Package System

Kwort package system is very simple, just tar packages containing the binaries compressed with a format supported by libarchive (we normally use xz). If your package needs the execution of extra commands after being decompressed, the /install/doinst.sh script is excecuted.

This page explains the usage of kpkg and makepkg. The first one is used to manage your packages (install, remove, upgrade packages, etc...), while the second one is used to create packages.

kpkg

kpkg is Kwort's package manager, it can handle packages created for Kwort in formats supported by libarchive: txz, tbz2 or .tgz are valid options, although txz/tar.xz are the ones prefered for Kwort. It can install packages from our mirrors or any other you choose. It has a few options, including the basics, likeinstalling and removing software, and more advanced features.

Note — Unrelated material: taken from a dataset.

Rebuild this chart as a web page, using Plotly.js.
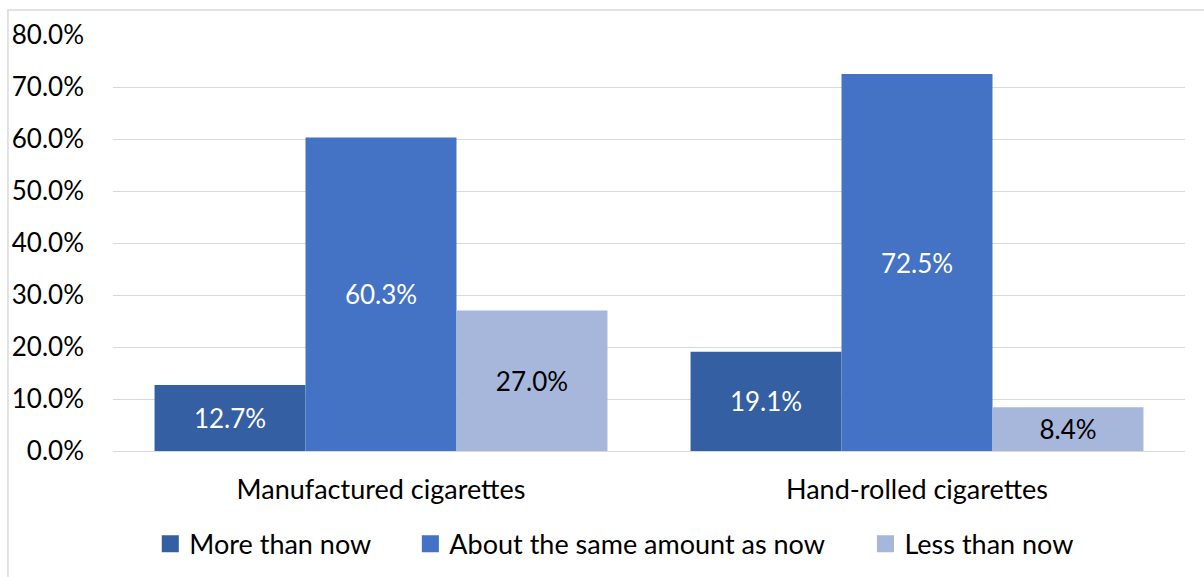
<!DOCTYPE html>
<html>
<head>
<meta charset="utf-8">
<script src="https://cdn.plot.ly/plotly-3.0.1.min.js"></script>
<style>
  html, body { margin: 0; padding: 0; background: #fff; }
  #chart { width: 1204px; height: 577px; }
</style>
</head>
<body>
<div id="chart"></div>
<script>
// Intended smoking change by cigarette type (share of respondents)
const categories = ['Manufactured cigarettes', 'Hand-rolled cigarettes'];
const seriesNames = ['More than now', 'About the same amount as now', 'Less than now'];
const moreThanNow = [12.7, 19.1];
const aboutTheSame = [60.3, 72.5];
const lessThanNow = [27.0, 8.4];
const yTickValues = [0, 10, 20, 30, 40, 50, 60, 70, 80];
const yTickLabels = ['0.0%', '10.0%', '20.0%', '30.0%', '40.0%', '50.0%', '60.0%', '70.0%', '80.0%'];

const colors = ['#355FA3', '#4472C4', '#A7B6DB'];
const textColors = ['#ffffff', '#ffffff', '#000000'];
const FONT = 'Lato, "Open Sans", sans-serif';

// one legend box per series so each entry can be placed on its own
const legendIds = ['legend', 'legend2', 'legend3'];
const legendX = [0.1240, 0.3400, 0.7180];

const values = [moreThanNow, aboutTheSame, lessThanNow];
const traces = values.map((vals, i) => ({
  type: 'bar',
  name: seriesNames[i],
  legend: legendIds[i],
  x: categories,
  y: vals,
  text: vals.map(v => v.toFixed(1) + '%'),
  textposition: 'inside',
  insidetextanchor: 'middle',
  textangle: 0,
  textfont: { family: FONT, size: 26, color: textColors[i] },
  marker: { color: colors[i], line: { width: 0 } },
  hoverinfo: 'skip'
}));

function legendBox(x) {
  return {
    orientation: 'h',
    xref: 'container',
    yref: 'container',
    x: x,
    xanchor: 'left',
    y: 0.057,
    yanchor: 'middle',
    font: { family: FONT, size: 27, color: '#000000' },
    itemwidth: 30,
    bgcolor: 'rgba(0,0,0,0)'
  };
}

const layout = {
  width: 1204,
  height: 577,
  margin: { l: 113, r: 19, t: 35, b: 126 },
  paper_bgcolor: '#ffffff',
  plot_bgcolor: '#ffffff',
  font: { family: FONT, size: 26, color: '#000000' },
  barmode: 'group',
  bargap: 0.155,
  bargroupgap: 0,
  showlegend: true,
  legend: legendBox(legendX[0]),
  legend2: legendBox(legendX[1]),
  legend3: legendBox(legendX[2]),
  xaxis: {
    showgrid: false,
    showline: false,
    ticks: '',
    ticklabelstandoff: 20,
    tickfont: { family: FONT, size: 27, color: '#000000' },
    automargin: false
  },
  yaxis: {
    range: [0, 80],
    tickvals: yTickValues,
    ticktext: yTickLabels,
    showgrid: true,
    gridcolor: '#d9d9d9',
    gridwidth: 1,
    zeroline: true,
    zerolinecolor: '#d9d9d9',
    zerolinewidth: 1,
    showline: false,
    ticks: '',
    ticklabelstandoff: 28,
    tickfont: { family: FONT, size: 26, color: '#000000' },
    automargin: false,
    fixedrange: true
  },
  shapes: [{
    type: 'rect',
    xref: 'paper', yref: 'paper',
    x0: -0.098, x1: 1.05, y0: -0.45, y1: 1.06,
    line: { color: '#d9d9d9', width: 1.5 },
    fillcolor: 'rgba(0,0,0,0)',
    layer: 'below'
  }]
};

Plotly.newPlot('chart', traces, layout, { displayModeBar: false, staticPlot: true }).then(gd => {
  // larger legend swatches, sitting close to their labels
  gd.querySelectorAll('.legendpoints path').forEach(p => {
    p.setAttribute('transform', 'translate(21,0) scale(1.42)');
  });
});
</script>
</body>
</html>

Usage: kpkg <ACTION> [PACKAGE[S]|FILE ...]

OPTIONS
update:

This option updates a package database from all mirrors installed or from the mirror you chose from. s section down here.

Examples:
  kpkg update
  kpkg update europa
					
install PACKAGE1 [PACKAGE2 ...]:

This option allows you to install a package from a local place or from the chosen mirrors.

Examples:
  kpkg install openvpn
  kpkg install go libseccomp btrfs-progs cgroupfs-mount containerd runc docker
  kpkg install /home/user/mypackage#1.0#x86_64#1.tar.xz
					
remove PACKAGE1 [PACKAGE2 ...]:

Use this option to remove installed packages.

Examples:
  kpkg remove openvpn
  kpkg remove go libseccomp btrfs-progs cgroupfs-mount containerd runc docker
					
CAVEAT: This option does not remove packages installed from source. Only packages installed with kpkg. download PACKAGE1 [PACKAGE2 ...]:

With this option you download packages from the mirror but don't install them. The downloaded packages go to /var/packages/downloads.

Examples:
  kpkg download openvpn
					
search PACKAGE1 [PACKAGE2 ...]:

This option only search a package in the database, it doesn't install or remove any package. It doesn't modify the database at all. If you want to know all packages in the database, you can use "/all" as package name.

Examples:
  kpkg search openvpn
					
provides FILE:

This option allows you to know which package installed by kpkg is providing a given file.

Examples:
  kpkg provides bin/ls
					
instkdb FILE or LINK:

This option allow you to install a kdb file that contains a database mirror definition. Its argument can be a local kdb file or a link to a kdb file.

Examples:
  kpkg instkdb /root/ctrl-c.kdb
  kpkg instkdb http://ctrl-c.club/~nomius/kwort/4.3.4/ctrl-c.kdb
					
ENVIRONMENT
ROOT:

This option is used to set a path to an installation. Leave it empty to install in the root (/). Accepted value is a full directory name.

Examples:
  ROOT=/opt kpkg install openvpn
					
CAVEAT: Note that if you change this variable you might also probably change also KPKG_DB_HOME, to point the installed packages database to $ROOT/var/packages/installed.kdb.

KPKG_DB_HOME:

This option is used to set a path where the database is. You can work with this with several database using them completely separated. Leave it empty to use the default database path (/var/packages/installed.kdb).

Examples:
  KPKG_DB_HOME=/home/nomius/installed.kdb kpkg install openvpn
					
CSV:

Using the search command will produce a human readable form list of installed packages, setting this variable to "yes" will make its output to be in csv format. This option is useful for front-ends where the output of kpkg must be piped to another program.

Examples:
  CSV=yes kpkg search /all
					
MIRROR:

If you have a package on several mirrors and you don't want to be prompted when installing, you can set this variable the the mirror name. The mirror name is the name of the database without its extension.